Restate all the material verbatim, except for the pictures.

## Data lines

##########

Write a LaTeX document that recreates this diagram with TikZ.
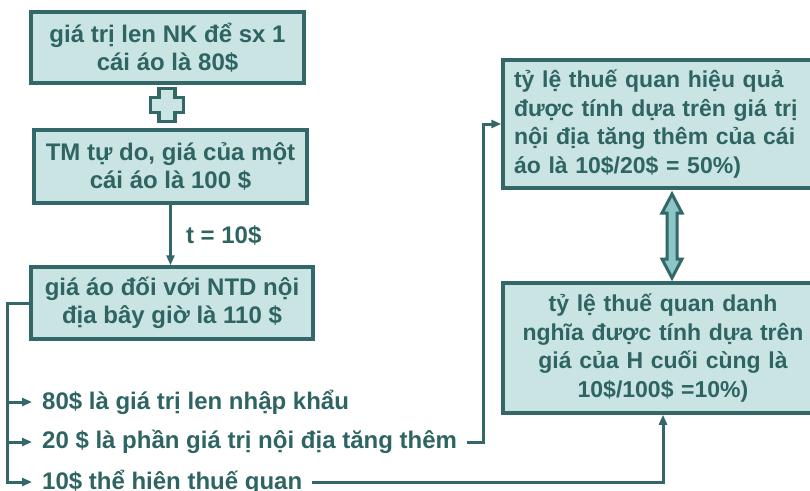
\documentclass[tikz,border=0pt]{standalone}
\usepackage{fontspec}
\setmainfont{Liberation Sans}
\usetikzlibrary{arrows.meta}
\definecolor{tline}{RGB}{52,104,104}
\definecolor{ttext}{RGB}{46,100,98}
\definecolor{tfill}{RGB}{201,228,226}
\definecolor{tmid}{RGB}{140,198,198}
\begin{document}
\begin{tikzpicture}[x=1pt,y=-1pt,line join=miter,
  every node/.style={font=\fontsize{24}{28}\selectfont\bfseries,text=ttext},
  box/.style={draw=tline,line width=3.5pt,fill=tfill,inner xsep=11pt,inner ysep=0pt,align=center},
  rate/.style={box,font=\fontsize{23}{28.5}\selectfont\bfseries,text width=298pt},
  item/.style={anchor=west,inner xsep=10pt,inner ysep=2pt},
  conn/.style={draw=tline,line width=3pt,-{Triangle[length=10pt,width=8pt]}},
  sym/.style={draw=tline,line width=3.5pt}]
  \useasboundingbox (0,0) rectangle (810,490);
  \node[box,minimum width=273pt,minimum height=71pt] (B1) at (167.5,47.5) {giá trị len NK để sx 1\\cái áo là 80\$};
  \node[box,minimum width=273pt,minimum height=73pt] (B2) at (170.5,166.5) {TM tự do, giá của một\\cái áo là 100 \$};
  \node[box,minimum width=282pt,minimum height=72pt] (B3) at (172,303) {giá áo đối với NTD nội\\địa bây giờ là 110 \$};
  \node[rate,align=left,minimum height=128pt] (E) at (663,124)
    {tỷ lệ thuế quan hiệu quả\\được tính dựa trên giá trị\\nội địa tăng thêm của cái\\áo là 10\$/20\$ = 50\%)};
  \node[rate,minimum height=130pt] (N) at (663,348)
    {tỷ lệ thuế quan danh\\nghĩa được tính dựa trên\\giá của H cuối cùng là\\10\$/100\$ =10\%)};
  \node[item] (L1) at (32,402) {80\$ là giá trị len nhập khẩu};
  \node[item] (L2) at (32,442) {20 \$ là phần giá trị nội địa tăng thêm};
  \node[item] (L3) at (32,482) {10\$ thể hiện thuế quan};
  % plus sign between the first two boxes
  \coordinate (P) at (167,105);
  \draw[sym,fill=tfill] ([shift={(-8,-16.5)}]P) -- ++(16,0) -- ++(0,9) -- ++(8.5,0) -- ++(0,15)
    -- ++(-8.5,0) -- ++(0,9) -- ++(-16,0) -- ++(0,-9) -- ++(-8.5,0) -- ++(0,-15) -- ++(8.5,0) -- cycle;
  % double arrow between the two rates
  \draw[sym,line width=3pt,fill=tmid] (672,194) -- ++(10,19) -- ++(-5,0) -- ++(0,46) -- ++(5,0)
    -- ++(-10,19) -- ++(-10,-19) -- ++(5,0) -- ++(0,-46) -- ++(-5,0) -- cycle;
  \draw[conn] (B2.south) -- (B2.south |- B3.north) node[midway,anchor=west,inner sep=2pt,xshift=12pt] {t = 10\$};
  \coordinate (K) at (7,303);
  \draw[conn] (B3.west) -- (K) |- (L3.west);
  \draw[conn] (K |- L1.west) -- (L1.west);
  \draw[conn] (K |- L2.west) -- (L2.west);
  \draw[conn] (L2.east) -- ++(16,0) |- (E.west);
  \draw[conn] (L3.east) -| (N.south);
\end{tikzpicture}
\end{document}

##########

## Task output
Write a LaTeX document that recreates this diagram with TikZ.
\documentclass[tikz,border=0pt]{standalone}
\usepackage{fontspec}
\setmainfont{Liberation Sans}
\usetikzlibrary{arrows.meta}
\definecolor{tline}{RGB}{52,104,104}
\definecolor{ttext}{RGB}{46,100,98}
\definecolor{tfill}{RGB}{201,228,226}
\definecolor{tmid}{RGB}{140,198,198}
\begin{document}
\begin{tikzpicture}[x=1pt,y=-1pt,line join=miter,
  every node/.style={font=\fontsize{24}{28}\selectfont\bfseries,text=ttext},
  box/.style={draw=tline,line width=3.5pt,fill=tfill,inner xsep=11pt,inner ysep=0pt,align=center},
  rate/.style={box,font=\fontsize{23}{28.5}\selectfont\bfseries,text width=298pt},
  item/.style={anchor=west,inner xsep=10pt,inner ysep=2pt},
  conn/.style={draw=tline,line width=3pt,-{Triangle[length=10pt,width=8pt]}},
  sym/.style={draw=tline,line width=3.5pt}]
  \useasboundingbox (0,0) rectangle (810,490);
  \node[box,minimum width=273pt,minimum height=71pt] (B1) at (167.5,47.5) {giá trị len NK để sx 1\\cái áo là 80\$};
  \node[box,minimum width=273pt,minimum height=73pt] (B2) at (170.5,166.5) {TM tự do, giá của một\\cái áo là 100 \$};
  \node[box,minimum width=282pt,minimum height=72pt] (B3) at (172,303) {giá áo đối với NTD nội\\địa bây giờ là 110 \$};
  \node[rate,align=left,minimum height=128pt] (E) at (663,124)
    {tỷ lệ thuế quan hiệu quả\\được tính dựa trên giá trị\\nội địa tăng thêm của cái\\áo là 10\$/20\$ = 50\%)};
  \node[rate,minimum height=130pt] (N) at (663,348)
    {tỷ lệ thuế quan danh\\nghĩa được tính dựa trên\\giá của H cuối cùng là\\10\$/100\$ =10\%)};
  \node[item] (L1) at (32,402) {80\$ là giá trị len nhập khẩu};
  \node[item] (L2) at (32,442) {20 \$ là phần giá trị nội địa tăng thêm};
  \node[item] (L3) at (32,482) {10\$ thể hiện thuế quan};
  % plus sign between the first two boxes
  \coordinate (P) at (167,105);
  \draw[sym,fill=tfill] ([shift={(-8,-16.5)}]P) -- ++(16,0) -- ++(0,9) -- ++(8.5,0) -- ++(0,15)
    -- ++(-8.5,0) -- ++(0,9) -- ++(-16,0) -- ++(0,-9) -- ++(-8.5,0) -- ++(0,-15) -- ++(8.5,0) -- cycle;
  % double arrow between the two rates
  \draw[sym,line width=3pt,fill=tmid] (672,194) -- ++(10,19) -- ++(-5,0) -- ++(0,46) -- ++(5,0)
    -- ++(-10,19) -- ++(-10,-19) -- ++(5,0) -- ++(0,-46) -- ++(-5,0) -- cycle;
  \draw[conn] (B2.south) -- (B2.south |- B3.north) node[midway,anchor=west,inner sep=2pt,xshift=12pt] {t = 10\$};
  \coordinate (K) at (7,303);
  \draw[conn] (B3.west) -- (K) |- (L3.west);
  \draw[conn] (K |- L1.west) -- (L1.west);
  \draw[conn] (K |- L2.west) -- (L2.west);
  \draw[conn] (L2.east) -- ++(16,0) |- (E.west);
  \draw[conn] (L3.east) -| (N.south);
\end{tikzpicture}
\end{document}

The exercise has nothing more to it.